Copy the data exactly from the line that contains "Reproduce this chart with Plotly." through the line that contains "y_ticks = list(range(0, 41, 5))", keeping both end lines and leaving out everything else.

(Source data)
▽
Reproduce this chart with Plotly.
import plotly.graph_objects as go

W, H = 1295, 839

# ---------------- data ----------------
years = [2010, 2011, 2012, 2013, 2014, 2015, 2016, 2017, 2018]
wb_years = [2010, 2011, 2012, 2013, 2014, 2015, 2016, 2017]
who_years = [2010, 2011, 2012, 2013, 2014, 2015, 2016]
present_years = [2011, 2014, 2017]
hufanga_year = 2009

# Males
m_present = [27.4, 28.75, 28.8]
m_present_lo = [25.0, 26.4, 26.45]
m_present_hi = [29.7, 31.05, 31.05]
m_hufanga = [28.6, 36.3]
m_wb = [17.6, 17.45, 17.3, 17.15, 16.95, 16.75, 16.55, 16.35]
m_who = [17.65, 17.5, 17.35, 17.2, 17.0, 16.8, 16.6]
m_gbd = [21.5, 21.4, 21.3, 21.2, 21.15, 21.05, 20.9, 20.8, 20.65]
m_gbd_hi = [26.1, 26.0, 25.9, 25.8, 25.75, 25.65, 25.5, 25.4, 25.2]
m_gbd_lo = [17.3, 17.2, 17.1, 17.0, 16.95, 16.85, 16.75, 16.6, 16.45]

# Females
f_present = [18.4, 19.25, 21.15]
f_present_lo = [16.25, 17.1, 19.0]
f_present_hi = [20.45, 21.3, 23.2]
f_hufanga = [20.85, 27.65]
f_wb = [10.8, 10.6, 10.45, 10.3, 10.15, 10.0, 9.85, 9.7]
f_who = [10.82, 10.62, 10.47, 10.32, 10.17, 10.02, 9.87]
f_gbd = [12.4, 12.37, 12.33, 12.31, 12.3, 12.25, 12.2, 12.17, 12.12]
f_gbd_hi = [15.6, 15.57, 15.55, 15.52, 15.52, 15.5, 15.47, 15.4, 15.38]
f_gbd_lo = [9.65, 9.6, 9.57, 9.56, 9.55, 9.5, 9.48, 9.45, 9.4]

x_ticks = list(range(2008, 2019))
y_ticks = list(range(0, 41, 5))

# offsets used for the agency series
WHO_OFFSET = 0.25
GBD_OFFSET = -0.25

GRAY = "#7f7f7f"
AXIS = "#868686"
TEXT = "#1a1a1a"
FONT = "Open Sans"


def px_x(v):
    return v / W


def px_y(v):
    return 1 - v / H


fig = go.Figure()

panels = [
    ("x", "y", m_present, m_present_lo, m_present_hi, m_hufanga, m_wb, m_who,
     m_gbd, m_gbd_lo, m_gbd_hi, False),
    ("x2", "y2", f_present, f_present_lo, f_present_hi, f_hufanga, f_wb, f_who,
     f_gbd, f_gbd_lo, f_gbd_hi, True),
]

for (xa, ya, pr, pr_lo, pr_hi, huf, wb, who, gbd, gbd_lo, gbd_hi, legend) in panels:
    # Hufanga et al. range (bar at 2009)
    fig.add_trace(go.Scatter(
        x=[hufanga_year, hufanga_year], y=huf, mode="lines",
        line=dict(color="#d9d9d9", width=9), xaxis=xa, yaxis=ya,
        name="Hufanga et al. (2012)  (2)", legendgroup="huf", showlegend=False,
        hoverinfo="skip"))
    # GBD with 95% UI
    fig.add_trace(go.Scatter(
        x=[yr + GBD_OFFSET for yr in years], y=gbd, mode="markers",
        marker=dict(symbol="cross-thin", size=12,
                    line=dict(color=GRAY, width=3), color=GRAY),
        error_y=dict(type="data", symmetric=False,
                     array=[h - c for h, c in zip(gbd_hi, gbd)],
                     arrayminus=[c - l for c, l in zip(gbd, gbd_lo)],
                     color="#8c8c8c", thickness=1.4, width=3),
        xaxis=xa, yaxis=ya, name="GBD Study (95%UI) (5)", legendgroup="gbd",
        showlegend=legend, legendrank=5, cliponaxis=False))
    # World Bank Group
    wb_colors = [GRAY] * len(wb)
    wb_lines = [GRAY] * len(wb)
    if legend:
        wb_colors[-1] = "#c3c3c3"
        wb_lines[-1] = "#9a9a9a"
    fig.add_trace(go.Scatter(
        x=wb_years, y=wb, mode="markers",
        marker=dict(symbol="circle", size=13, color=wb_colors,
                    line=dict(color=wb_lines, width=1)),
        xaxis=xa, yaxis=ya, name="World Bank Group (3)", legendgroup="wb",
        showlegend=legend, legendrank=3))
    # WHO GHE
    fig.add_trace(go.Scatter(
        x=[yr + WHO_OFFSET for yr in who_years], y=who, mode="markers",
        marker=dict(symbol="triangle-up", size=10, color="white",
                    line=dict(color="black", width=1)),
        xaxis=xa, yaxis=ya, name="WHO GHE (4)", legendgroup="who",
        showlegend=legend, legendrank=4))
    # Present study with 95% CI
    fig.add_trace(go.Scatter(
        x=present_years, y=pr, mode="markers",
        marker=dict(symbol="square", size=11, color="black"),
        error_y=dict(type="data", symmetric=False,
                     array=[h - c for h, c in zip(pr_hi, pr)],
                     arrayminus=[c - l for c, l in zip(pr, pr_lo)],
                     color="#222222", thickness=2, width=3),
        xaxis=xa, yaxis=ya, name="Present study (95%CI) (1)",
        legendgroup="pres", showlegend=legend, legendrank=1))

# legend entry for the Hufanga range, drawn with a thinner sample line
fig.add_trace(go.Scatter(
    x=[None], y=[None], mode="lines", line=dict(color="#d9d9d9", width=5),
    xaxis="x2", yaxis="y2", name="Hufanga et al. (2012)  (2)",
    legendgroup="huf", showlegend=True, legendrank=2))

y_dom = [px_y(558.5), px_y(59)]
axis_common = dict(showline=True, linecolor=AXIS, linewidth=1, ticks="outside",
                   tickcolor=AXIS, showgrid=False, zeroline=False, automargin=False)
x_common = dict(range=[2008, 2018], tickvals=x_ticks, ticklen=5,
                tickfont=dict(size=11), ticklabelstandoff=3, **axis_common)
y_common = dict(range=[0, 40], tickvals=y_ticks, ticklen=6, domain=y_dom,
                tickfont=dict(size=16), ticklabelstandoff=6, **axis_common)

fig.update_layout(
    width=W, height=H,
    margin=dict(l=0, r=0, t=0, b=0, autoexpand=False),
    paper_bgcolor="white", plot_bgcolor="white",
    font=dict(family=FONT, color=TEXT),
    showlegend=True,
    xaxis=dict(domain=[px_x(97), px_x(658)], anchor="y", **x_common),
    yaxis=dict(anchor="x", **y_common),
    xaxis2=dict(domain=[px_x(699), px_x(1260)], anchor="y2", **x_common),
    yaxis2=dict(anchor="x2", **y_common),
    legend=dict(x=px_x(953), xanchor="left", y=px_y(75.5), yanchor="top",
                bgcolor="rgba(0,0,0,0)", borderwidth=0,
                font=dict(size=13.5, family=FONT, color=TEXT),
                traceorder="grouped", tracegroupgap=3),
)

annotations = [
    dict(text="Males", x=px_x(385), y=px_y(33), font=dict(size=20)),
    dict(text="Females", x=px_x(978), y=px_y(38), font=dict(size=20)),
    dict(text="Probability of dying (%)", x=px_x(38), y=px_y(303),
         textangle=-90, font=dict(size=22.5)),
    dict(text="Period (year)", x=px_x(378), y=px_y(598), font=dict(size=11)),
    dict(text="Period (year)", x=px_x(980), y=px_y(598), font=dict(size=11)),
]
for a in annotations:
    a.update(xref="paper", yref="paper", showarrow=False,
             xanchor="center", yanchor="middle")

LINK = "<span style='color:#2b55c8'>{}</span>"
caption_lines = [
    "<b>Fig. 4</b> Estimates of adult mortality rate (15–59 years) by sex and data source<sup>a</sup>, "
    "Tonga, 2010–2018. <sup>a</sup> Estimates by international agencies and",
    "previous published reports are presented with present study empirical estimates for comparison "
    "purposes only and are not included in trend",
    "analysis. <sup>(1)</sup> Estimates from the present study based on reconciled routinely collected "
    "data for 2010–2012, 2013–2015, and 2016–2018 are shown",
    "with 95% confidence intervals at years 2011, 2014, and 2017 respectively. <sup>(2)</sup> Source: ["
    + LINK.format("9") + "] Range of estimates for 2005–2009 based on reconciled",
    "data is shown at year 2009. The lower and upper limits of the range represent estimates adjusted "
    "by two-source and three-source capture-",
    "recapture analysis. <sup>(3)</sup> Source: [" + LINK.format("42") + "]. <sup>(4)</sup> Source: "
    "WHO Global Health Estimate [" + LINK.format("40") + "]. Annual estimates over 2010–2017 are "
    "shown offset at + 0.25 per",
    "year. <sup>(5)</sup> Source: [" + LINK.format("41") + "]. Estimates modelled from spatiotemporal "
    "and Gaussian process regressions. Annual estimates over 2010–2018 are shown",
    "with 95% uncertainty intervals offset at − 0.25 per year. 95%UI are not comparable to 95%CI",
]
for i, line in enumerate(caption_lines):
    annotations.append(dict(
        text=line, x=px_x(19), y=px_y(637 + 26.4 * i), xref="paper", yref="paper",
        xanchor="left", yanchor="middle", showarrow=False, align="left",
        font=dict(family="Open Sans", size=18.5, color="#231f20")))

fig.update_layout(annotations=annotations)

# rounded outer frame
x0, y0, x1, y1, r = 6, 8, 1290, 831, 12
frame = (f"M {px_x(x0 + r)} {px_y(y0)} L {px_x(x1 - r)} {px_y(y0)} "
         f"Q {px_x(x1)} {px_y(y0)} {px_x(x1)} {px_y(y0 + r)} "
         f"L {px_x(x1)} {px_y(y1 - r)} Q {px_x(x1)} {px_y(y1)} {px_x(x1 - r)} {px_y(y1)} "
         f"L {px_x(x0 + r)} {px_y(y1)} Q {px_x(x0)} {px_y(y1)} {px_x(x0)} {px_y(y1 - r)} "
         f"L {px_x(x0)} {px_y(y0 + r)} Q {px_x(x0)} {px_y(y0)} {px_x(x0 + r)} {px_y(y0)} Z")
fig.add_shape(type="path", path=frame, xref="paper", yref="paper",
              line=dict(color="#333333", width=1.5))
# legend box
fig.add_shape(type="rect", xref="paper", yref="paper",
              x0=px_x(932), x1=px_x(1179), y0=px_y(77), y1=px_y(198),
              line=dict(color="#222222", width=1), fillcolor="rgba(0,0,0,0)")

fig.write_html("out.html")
△
▽
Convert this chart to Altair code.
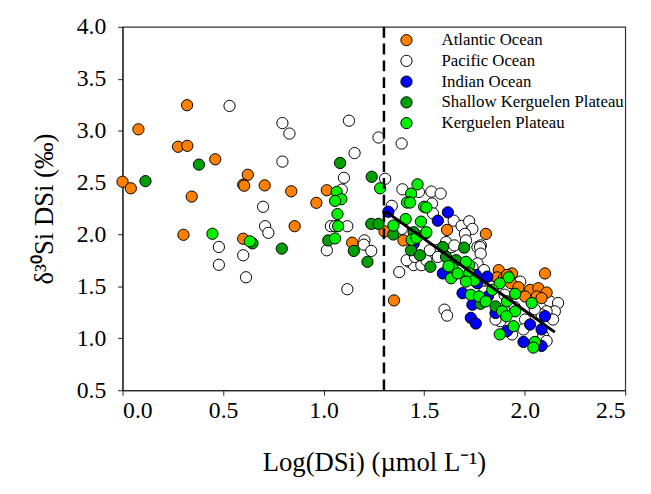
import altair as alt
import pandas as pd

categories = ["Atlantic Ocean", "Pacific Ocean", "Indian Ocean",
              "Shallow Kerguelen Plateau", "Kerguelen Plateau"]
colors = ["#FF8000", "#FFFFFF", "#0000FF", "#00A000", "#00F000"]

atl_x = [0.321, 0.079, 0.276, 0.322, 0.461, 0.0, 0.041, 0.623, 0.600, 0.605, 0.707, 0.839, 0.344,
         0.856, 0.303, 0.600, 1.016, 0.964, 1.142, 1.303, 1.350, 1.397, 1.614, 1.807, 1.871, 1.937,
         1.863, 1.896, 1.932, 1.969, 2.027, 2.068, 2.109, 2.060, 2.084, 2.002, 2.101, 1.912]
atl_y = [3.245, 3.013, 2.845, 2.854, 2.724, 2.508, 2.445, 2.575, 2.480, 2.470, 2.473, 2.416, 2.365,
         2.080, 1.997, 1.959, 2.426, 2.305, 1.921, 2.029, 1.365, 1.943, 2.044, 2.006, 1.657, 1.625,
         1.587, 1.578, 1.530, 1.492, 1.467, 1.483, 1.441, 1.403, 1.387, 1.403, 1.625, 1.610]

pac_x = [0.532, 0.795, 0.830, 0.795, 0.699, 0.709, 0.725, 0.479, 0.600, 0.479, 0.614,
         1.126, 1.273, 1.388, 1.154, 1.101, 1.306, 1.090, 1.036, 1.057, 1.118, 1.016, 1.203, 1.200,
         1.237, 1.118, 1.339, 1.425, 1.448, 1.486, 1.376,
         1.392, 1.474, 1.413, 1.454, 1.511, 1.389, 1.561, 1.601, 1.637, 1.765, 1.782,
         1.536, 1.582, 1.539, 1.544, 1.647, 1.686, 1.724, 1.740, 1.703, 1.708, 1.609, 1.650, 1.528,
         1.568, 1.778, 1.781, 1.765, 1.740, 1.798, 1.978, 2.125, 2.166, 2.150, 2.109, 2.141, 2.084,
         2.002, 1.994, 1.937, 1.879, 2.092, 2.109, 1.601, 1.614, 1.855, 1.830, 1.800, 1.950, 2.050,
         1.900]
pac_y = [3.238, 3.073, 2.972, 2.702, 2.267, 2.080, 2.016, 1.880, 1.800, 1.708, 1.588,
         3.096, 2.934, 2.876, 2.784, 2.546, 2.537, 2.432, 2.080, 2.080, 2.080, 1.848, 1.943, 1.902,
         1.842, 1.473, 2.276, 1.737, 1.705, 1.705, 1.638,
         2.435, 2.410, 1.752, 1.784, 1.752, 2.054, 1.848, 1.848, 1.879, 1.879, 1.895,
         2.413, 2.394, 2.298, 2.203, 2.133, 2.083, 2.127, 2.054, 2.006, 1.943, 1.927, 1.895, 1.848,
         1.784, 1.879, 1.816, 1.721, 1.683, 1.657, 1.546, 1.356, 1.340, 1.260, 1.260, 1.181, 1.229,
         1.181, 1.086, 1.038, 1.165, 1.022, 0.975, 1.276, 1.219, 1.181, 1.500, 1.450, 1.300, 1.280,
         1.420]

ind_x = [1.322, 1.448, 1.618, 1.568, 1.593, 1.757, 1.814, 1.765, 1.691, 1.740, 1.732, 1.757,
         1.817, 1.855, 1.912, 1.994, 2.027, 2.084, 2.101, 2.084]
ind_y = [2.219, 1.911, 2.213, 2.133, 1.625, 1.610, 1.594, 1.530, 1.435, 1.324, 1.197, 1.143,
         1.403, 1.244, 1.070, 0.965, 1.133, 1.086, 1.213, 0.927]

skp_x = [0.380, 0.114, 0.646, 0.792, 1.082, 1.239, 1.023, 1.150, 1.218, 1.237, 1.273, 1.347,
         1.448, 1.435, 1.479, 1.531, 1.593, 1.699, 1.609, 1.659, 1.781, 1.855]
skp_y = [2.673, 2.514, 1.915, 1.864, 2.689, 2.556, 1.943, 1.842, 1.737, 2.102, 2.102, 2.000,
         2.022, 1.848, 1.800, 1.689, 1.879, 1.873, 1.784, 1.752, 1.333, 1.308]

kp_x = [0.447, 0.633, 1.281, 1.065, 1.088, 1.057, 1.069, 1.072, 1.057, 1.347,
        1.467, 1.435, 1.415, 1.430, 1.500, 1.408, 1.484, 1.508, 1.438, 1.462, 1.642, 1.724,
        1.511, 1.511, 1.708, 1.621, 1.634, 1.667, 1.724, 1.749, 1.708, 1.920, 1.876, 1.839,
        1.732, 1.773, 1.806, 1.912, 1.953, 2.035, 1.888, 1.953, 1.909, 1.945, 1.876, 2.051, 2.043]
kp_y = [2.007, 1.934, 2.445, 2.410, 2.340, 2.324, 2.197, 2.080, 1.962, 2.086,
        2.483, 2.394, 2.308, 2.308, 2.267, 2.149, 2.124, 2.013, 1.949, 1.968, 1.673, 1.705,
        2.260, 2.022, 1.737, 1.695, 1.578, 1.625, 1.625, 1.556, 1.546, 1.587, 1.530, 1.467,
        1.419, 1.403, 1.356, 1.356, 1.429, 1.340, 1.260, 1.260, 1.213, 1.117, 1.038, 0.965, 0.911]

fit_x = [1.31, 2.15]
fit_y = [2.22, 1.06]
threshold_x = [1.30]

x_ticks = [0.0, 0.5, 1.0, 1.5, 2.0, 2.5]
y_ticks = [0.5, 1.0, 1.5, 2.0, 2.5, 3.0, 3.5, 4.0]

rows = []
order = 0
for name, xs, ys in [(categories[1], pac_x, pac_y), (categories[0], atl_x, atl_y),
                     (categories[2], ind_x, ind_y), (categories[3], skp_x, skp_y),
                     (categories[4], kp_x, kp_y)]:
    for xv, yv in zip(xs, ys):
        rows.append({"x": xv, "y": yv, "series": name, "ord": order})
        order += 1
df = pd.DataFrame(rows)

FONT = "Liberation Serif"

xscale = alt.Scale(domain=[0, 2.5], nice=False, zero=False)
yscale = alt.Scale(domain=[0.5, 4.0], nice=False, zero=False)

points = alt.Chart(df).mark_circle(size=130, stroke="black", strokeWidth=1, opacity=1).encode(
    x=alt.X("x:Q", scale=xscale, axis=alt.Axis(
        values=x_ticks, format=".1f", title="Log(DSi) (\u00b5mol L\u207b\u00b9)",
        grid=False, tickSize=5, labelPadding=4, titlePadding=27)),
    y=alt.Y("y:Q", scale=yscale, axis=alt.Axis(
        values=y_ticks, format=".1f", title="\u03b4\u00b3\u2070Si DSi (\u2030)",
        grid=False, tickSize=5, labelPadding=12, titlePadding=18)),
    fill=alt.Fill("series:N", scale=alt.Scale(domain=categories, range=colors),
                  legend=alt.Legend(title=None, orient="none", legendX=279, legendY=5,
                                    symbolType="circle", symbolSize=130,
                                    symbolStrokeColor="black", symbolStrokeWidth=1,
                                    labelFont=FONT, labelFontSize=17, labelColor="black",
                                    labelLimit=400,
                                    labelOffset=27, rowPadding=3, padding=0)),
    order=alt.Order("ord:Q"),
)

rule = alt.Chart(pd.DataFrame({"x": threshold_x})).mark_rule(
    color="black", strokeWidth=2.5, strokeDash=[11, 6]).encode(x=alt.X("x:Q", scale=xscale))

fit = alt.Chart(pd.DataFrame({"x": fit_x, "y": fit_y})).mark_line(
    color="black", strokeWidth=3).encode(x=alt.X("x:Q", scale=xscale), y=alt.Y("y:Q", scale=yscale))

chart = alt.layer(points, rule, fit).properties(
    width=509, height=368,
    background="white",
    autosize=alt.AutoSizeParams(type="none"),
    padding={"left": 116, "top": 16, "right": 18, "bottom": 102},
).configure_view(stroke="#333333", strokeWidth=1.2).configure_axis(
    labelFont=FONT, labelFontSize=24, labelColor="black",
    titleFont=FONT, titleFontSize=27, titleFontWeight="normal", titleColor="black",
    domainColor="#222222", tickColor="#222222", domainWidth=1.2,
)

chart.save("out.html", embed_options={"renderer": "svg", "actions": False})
△
• **Full solution**:
Reproduce this chart with Plotly.
import plotly.graph_objects as go

W, H = 1295, 839

# ---------------- data ----------------
years = [2010, 2011, 2012, 2013, 2014, 2015, 2016, 2017, 2018]
wb_years = [2010, 2011, 2012, 2013, 2014, 2015, 2016, 2017]
who_years = [2010, 2011, 2012, 2013, 2014, 2015, 2016]
present_years = [2011, 2014, 2017]
hufanga_year = 2009

# Males
m_present = [27.4, 28.75, 28.8]
m_present_lo = [25.0, 26.4, 26.45]
m_present_hi = [29.7, 31.05, 31.05]
m_hufanga = [28.6, 36.3]
m_wb = [17.6, 17.45, 17.3, 17.15, 16.95, 16.75, 16.55, 16.35]
m_who = [17.65, 17.5, 17.35, 17.2, 17.0, 16.8, 16.6]
m_gbd = [21.5, 21.4, 21.3, 21.2, 21.15, 21.05, 20.9, 20.8, 20.65]
m_gbd_hi = [26.1, 26.0, 25.9, 25.8, 25.75, 25.65, 25.5, 25.4, 25.2]
m_gbd_lo = [17.3, 17.2, 17.1, 17.0, 16.95, 16.85, 16.75, 16.6, 16.45]

# Females
f_present = [18.4, 19.25, 21.15]
f_present_lo = [16.25, 17.1, 19.0]
f_present_hi = [20.45, 21.3, 23.2]
f_hufanga = [20.85, 27.65]
f_wb = [10.8, 10.6, 10.45, 10.3, 10.15, 10.0, 9.85, 9.7]
f_who = [10.82, 10.62, 10.47, 10.32, 10.17, 10.02, 9.87]
f_gbd = [12.4, 12.37, 12.33, 12.31, 12.3, 12.25, 12.2, 12.17, 12.12]
f_gbd_hi = [15.6, 15.57, 15.55, 15.52, 15.52, 15.5, 15.47, 15.4, 15.38]
f_gbd_lo = [9.65, 9.6, 9.57, 9.56, 9.55, 9.5, 9.48, 9.45, 9.4]

x_ticks = list(range(2008, 2019))
y_ticks = list(range(0, 41, 5))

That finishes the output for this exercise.